Apparently they didn’t even let Tucker Carlson record a final episode to wrap up plot lines and now we’ll never know if they caught those pooping Gypsies
@Popehat I wanted to know more about the damning Hunter Biden evidence that got lost in the mail his producer didn't think to make a copy or scan
@emmreef @Popehat but doesn't everybody transfer data by downloading it and then sticking it in a puffy mailer?
@emmreef (sharing more xkcd because I got distracted and delighted) https://blog.xkcd.com/2019/08/26/how-to-send-a-file/
How to Send a File

xkcd
@Dangandblast @emmreef @Popehat sys admin at a company I worked for, drove the backup hard drives to the backup site every day after work.
@Dangandblast @emmreef @Popehat “Never underestimate the bandwidth of a station wagon full of tapes hurtling down the highway.”
― Andrew S. Tannenbaum

@Popehat Seth Meyers is having so much fun with this.

https://youtu.be/7tSQNejnX1M

@Popehat I was happier not knowing this was a thing.
@Popehat There’s still time to pull a Jeff Garlin and CGI him over Gutfeld’s face!
@Popehat Find out on his new middling podcast!
@Popehat reports say he found out less than 10 minutes before they sent out the press release. Which is the ultimate insult. They didn’t even trust him enough to give him time to say goodbye to his staff. And you know that his email was cut off before they even told him!
@Viss @Popehat I’m just sad he works from his own studio and they could walk him out of 1211 Avenue of the Americas.
@film_girl @Popehat a perp walk would have been

@film_girl @Popehat
That’s how he found out. He called the help desk when his email wouldn’t open.

“Looks like your account was disabled at 11:59 pm last night.”

@Popehat He is known to briefly burst into tears at the bottom of the bridge and whisper “brown M&M in stilettos” to himself
@Popehat did the screen just go black in the middle of the Journey song
@Popehat He always has the opportunity to continue the storyline when he joins Glenn Beck or some other embarrassing webcast to sell his gorilla pills (or whatever it is they are hawking today).
@Popehat it is crazy it is tracking news?
@Popehat I am very happy to report that I have no idea what the reference to pooping gypsies means.
@Popehat Man everything Elon touched last week has gone to hell.
@Popehat I... can't tell if this is something dumb and racist as a joke about what Tucker would cover, or if this is actually a 'real' story he talked about.
@Popehat Weren’t they all crisis actors, bussed in for some gastrointestinal false flag operation?

@twitskeptic @Popehat

"thought leader" huh.

"Hey George, I wan ya to ban abortions."

"Yeah, I know, but ya see I'll sicc the knuckle dragging cousin fucking open carry gun nuts on yer hairless butt if yer dont."

" Thatsa "Yes by Tuesday" I hear there George."

@Popehat

Some things are better left to the imagination.

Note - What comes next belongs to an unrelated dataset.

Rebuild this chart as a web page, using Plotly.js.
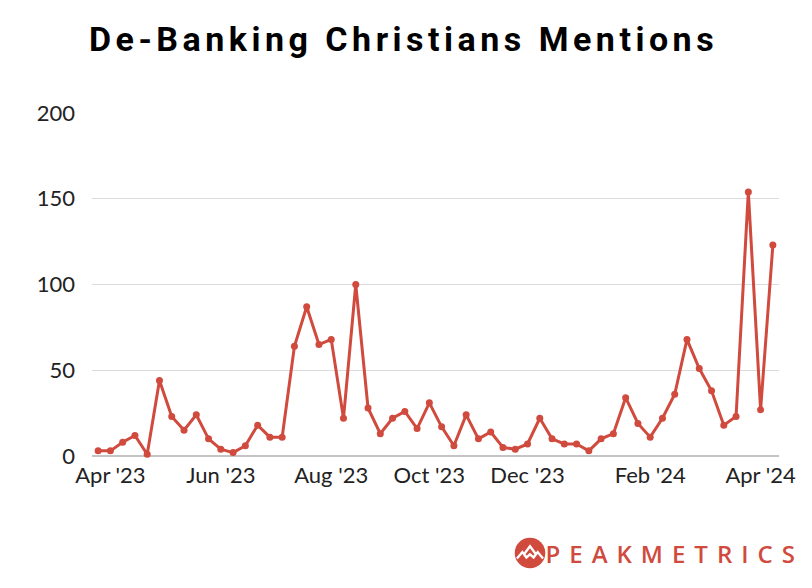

@Popehat I don’t even know what fucking planet we’re on anymore
@Popehat I am so glad I have no idea what this means
@Popehat . . . Well thanks, I am now imagining a port-a-potty on a cart, done up like a Romani vardo wagon...
@Popehat Oh come on, this is a reboot. You already know how the original German version ended, there's no real need for him to go on about his struggles...
@Popehat
...and, just like that <snaps>, the migrant caravans all vanished.
@Popehat
It’s Firefly all over again.
@Popehat I see a meme in the future. It says, "We'll be back on Monday!" and it has Tucker Carlson's face on it—forever.
@Popehat Tucker will be fine, but I'm very concerned about his Brazilian friend of the show. As they said in Spinal Tap, he's now residing in the "where are they now" file.